THE TASK => Copy from the first line below down to and including the line with "plt.close(fig)". Skip the pictures.

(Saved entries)
• • • •

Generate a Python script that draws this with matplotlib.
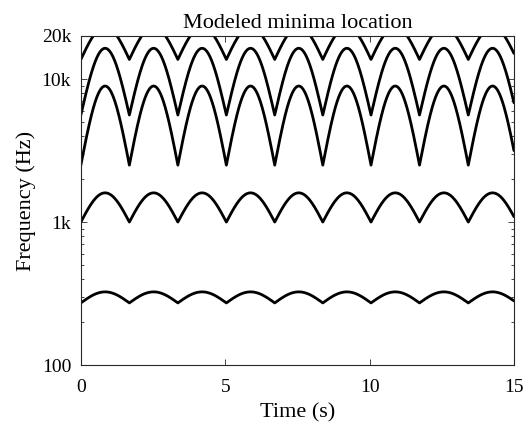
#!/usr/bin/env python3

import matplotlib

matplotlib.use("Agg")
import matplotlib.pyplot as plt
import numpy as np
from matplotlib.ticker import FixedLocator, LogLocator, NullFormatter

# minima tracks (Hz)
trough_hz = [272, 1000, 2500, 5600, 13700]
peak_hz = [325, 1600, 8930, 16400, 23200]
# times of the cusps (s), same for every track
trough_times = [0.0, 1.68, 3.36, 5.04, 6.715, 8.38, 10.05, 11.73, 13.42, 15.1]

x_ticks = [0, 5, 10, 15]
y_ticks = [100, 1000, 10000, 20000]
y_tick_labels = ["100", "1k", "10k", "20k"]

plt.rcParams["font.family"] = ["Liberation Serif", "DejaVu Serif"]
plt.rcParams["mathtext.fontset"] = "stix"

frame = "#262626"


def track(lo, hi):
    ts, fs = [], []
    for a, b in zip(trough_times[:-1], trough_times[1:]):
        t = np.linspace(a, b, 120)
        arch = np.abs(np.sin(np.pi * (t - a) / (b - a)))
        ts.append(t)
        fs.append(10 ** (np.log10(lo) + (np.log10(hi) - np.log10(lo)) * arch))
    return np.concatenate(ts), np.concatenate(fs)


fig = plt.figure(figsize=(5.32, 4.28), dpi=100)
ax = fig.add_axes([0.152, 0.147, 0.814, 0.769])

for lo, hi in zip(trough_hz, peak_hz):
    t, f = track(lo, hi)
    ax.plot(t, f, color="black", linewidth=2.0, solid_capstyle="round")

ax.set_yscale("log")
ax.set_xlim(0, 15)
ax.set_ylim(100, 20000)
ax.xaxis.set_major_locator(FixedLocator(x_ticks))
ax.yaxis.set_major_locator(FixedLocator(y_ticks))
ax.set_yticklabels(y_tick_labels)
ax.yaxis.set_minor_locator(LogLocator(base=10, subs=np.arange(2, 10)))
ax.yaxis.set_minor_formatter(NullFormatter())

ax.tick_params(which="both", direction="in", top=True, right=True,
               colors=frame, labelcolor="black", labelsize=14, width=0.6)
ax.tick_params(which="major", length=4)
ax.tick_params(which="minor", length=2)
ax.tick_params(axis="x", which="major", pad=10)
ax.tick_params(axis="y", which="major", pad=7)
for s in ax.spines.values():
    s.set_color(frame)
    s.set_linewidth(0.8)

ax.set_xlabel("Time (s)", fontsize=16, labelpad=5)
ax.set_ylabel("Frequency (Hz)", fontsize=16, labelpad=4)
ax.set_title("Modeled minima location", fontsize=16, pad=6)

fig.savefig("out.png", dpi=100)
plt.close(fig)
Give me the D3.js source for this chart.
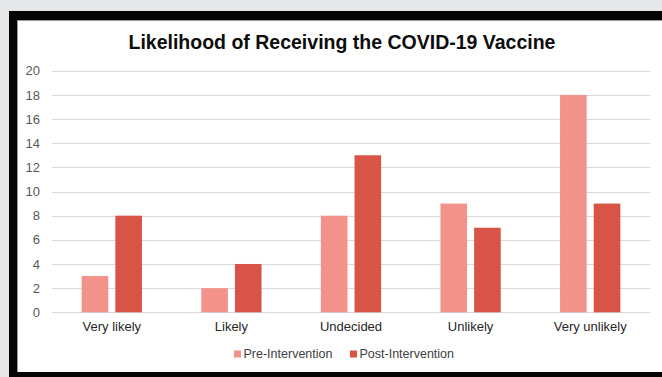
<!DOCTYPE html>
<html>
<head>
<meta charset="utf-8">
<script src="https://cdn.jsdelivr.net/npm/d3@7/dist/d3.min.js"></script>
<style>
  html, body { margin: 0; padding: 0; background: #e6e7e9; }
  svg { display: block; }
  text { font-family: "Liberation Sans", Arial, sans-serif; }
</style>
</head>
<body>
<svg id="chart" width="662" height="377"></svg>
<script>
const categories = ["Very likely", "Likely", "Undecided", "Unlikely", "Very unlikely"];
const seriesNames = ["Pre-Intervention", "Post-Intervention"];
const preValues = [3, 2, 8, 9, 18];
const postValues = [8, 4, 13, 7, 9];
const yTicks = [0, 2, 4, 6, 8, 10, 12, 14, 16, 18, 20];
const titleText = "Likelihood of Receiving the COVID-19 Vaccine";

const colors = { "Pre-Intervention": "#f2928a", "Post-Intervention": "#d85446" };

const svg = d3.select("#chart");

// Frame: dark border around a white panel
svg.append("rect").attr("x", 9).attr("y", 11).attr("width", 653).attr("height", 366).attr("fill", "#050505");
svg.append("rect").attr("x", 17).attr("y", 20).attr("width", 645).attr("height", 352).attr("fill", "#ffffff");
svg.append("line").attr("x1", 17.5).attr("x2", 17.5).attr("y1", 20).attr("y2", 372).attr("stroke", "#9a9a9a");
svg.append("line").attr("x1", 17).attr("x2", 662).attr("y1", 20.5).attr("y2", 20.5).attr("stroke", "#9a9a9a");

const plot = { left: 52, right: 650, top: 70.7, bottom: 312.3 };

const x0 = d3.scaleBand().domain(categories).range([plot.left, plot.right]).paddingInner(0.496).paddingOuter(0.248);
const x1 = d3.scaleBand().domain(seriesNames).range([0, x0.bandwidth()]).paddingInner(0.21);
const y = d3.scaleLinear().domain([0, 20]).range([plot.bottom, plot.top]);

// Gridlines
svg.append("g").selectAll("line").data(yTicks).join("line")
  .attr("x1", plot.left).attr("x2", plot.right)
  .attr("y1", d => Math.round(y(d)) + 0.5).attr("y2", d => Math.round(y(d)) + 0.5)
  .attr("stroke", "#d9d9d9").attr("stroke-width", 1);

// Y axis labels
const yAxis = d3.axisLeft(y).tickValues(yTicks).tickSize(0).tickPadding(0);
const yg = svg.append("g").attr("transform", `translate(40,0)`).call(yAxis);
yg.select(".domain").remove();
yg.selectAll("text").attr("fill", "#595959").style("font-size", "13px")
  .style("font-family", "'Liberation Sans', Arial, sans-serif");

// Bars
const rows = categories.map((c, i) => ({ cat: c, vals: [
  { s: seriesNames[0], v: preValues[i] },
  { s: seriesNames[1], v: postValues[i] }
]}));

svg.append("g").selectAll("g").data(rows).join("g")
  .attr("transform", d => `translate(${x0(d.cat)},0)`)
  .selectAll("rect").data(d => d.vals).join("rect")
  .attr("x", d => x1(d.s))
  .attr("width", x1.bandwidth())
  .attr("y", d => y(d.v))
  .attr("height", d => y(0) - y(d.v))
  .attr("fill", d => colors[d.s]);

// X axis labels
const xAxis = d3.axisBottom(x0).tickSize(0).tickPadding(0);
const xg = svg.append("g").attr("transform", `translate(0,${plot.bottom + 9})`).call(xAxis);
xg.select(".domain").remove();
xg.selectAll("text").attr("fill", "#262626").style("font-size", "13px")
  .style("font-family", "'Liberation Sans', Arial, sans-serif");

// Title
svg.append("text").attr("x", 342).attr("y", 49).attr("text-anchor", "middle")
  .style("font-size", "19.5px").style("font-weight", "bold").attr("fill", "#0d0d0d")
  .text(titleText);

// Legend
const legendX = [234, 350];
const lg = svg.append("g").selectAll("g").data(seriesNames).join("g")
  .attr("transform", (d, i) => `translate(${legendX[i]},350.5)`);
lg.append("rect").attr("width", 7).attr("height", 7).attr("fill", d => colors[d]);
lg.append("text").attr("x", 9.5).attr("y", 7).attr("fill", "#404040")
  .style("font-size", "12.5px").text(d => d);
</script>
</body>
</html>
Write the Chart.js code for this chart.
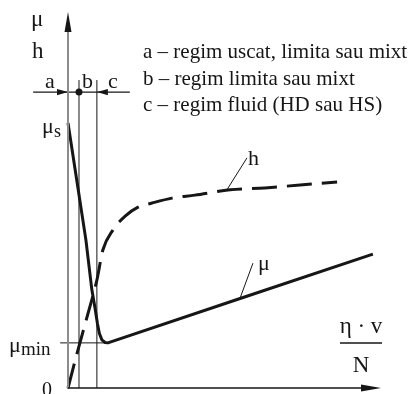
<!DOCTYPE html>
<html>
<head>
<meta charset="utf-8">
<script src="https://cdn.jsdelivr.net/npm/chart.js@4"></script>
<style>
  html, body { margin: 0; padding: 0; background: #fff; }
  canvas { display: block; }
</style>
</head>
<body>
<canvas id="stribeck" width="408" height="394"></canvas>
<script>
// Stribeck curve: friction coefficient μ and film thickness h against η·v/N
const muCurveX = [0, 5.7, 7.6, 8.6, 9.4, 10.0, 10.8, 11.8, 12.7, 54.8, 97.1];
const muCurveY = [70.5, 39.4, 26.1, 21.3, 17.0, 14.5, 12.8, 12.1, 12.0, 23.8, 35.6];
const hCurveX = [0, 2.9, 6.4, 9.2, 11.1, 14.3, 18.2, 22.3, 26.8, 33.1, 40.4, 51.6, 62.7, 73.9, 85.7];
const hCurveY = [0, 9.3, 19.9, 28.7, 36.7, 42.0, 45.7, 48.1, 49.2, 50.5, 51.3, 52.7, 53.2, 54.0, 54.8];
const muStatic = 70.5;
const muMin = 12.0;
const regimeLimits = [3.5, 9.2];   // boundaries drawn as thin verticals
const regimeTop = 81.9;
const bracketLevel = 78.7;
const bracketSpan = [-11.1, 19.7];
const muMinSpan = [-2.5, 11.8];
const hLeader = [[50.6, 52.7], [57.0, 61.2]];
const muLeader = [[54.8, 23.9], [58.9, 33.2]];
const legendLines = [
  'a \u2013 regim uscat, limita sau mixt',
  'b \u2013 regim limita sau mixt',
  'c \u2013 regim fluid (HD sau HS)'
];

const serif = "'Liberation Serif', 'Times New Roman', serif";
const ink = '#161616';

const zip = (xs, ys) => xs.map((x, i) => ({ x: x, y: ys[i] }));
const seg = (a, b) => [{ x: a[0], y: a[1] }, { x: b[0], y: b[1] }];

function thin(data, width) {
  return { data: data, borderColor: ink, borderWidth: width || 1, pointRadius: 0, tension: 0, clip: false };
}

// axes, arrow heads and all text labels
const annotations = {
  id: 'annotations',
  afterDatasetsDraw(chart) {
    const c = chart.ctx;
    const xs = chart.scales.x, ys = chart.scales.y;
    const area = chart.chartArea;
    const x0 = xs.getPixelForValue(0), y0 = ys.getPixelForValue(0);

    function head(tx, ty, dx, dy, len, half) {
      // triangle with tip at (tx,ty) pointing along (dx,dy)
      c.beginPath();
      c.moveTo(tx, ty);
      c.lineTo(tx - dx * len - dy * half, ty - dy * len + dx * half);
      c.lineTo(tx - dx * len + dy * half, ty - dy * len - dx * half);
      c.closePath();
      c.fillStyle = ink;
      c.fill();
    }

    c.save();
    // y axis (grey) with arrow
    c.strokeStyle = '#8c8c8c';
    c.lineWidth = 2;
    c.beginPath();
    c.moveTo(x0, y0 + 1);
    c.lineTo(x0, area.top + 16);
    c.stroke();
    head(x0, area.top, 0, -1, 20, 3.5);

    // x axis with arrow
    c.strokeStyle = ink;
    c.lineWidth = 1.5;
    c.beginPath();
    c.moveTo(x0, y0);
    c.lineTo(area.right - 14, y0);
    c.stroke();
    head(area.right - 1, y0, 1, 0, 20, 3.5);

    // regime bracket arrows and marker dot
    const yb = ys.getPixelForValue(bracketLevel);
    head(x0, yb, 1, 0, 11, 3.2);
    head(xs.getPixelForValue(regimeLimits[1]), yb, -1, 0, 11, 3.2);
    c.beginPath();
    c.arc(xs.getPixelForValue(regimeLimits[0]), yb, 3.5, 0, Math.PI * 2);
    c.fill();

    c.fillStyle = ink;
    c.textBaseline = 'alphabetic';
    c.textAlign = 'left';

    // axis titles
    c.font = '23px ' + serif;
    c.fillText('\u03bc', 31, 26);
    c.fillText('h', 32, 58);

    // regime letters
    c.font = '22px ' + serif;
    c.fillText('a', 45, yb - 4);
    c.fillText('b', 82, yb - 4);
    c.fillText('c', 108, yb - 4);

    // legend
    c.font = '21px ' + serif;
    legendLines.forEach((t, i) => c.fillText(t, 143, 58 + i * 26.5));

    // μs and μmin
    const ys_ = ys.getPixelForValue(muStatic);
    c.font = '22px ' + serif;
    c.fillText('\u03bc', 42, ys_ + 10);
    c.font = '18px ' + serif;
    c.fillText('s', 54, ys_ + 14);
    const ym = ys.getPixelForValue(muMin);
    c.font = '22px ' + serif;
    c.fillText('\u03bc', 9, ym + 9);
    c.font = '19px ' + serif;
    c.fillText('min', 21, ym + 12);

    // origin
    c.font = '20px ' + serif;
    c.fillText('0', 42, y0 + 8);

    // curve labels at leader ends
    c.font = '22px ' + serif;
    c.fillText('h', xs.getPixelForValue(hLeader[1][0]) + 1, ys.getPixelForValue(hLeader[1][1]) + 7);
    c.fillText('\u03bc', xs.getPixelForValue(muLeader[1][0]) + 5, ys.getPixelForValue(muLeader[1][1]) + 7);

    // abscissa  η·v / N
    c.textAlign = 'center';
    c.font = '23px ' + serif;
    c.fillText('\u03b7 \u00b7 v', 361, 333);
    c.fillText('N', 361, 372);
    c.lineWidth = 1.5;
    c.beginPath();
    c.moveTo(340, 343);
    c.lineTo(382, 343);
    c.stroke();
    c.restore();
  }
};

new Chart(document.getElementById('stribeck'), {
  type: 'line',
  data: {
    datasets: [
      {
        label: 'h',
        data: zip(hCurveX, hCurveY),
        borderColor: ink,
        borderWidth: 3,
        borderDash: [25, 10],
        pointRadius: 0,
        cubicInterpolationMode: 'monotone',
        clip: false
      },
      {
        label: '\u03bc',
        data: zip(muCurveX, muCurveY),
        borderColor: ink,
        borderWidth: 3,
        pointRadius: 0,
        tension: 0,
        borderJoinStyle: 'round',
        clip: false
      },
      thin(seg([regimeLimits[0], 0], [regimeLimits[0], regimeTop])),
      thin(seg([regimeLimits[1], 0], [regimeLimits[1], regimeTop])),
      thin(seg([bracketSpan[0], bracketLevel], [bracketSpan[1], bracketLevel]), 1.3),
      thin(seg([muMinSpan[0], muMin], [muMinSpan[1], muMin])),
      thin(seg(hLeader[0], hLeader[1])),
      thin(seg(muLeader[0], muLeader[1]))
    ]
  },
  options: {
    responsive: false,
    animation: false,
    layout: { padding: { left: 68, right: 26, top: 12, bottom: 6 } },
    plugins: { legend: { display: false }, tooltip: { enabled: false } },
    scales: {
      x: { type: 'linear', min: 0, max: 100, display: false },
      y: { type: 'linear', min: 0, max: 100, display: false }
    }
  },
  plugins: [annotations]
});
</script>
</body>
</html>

• • • •

EXPECTED ANSWER =>
Generate a Python script that draws this with matplotlib.
#!/usr/bin/env python3

import matplotlib

matplotlib.use("Agg")
import matplotlib.pyplot as plt
import numpy as np
from matplotlib.ticker import FixedLocator, LogLocator, NullFormatter

# minima tracks (Hz)
trough_hz = [272, 1000, 2500, 5600, 13700]
peak_hz = [325, 1600, 8930, 16400, 23200]
# times of the cusps (s), same for every track
trough_times = [0.0, 1.68, 3.36, 5.04, 6.715, 8.38, 10.05, 11.73, 13.42, 15.1]

x_ticks = [0, 5, 10, 15]
y_ticks = [100, 1000, 10000, 20000]
y_tick_labels = ["100", "1k", "10k", "20k"]

plt.rcParams["font.family"] = ["Liberation Serif", "DejaVu Serif"]
plt.rcParams["mathtext.fontset"] = "stix"

frame = "#262626"


def track(lo, hi):
    ts, fs = [], []
    for a, b in zip(trough_times[:-1], trough_times[1:]):
        t = np.linspace(a, b, 120)
        arch = np.abs(np.sin(np.pi * (t - a) / (b - a)))
        ts.append(t)
        fs.append(10 ** (np.log10(lo) + (np.log10(hi) - np.log10(lo)) * arch))
    return np.concatenate(ts), np.concatenate(fs)


fig = plt.figure(figsize=(5.32, 4.28), dpi=100)
ax = fig.add_axes([0.152, 0.147, 0.814, 0.769])

for lo, hi in zip(trough_hz, peak_hz):
    t, f = track(lo, hi)
    ax.plot(t, f, color="black", linewidth=2.0, solid_capstyle="round")

ax.set_yscale("log")
ax.set_xlim(0, 15)
ax.set_ylim(100, 20000)
ax.xaxis.set_major_locator(FixedLocator(x_ticks))
ax.yaxis.set_major_locator(FixedLocator(y_ticks))
ax.set_yticklabels(y_tick_labels)
ax.yaxis.set_minor_locator(LogLocator(base=10, subs=np.arange(2, 10)))
ax.yaxis.set_minor_formatter(NullFormatter())

ax.tick_params(which="both", direction="in", top=True, right=True,
               colors=frame, labelcolor="black", labelsize=14, width=0.6)
ax.tick_params(which="major", length=4)
ax.tick_params(which="minor", length=2)
ax.tick_params(axis="x", which="major", pad=10)
ax.tick_params(axis="y", which="major", pad=7)
for s in ax.spines.values():
    s.set_color(frame)
    s.set_linewidth(0.8)

ax.set_xlabel("Time (s)", fontsize=16, labelpad=5)
ax.set_ylabel("Frequency (Hz)", fontsize=16, labelpad=4)
ax.set_title("Modeled minima location", fontsize=16, pad=6)

fig.savefig("out.png", dpi=100)
plt.close(fig)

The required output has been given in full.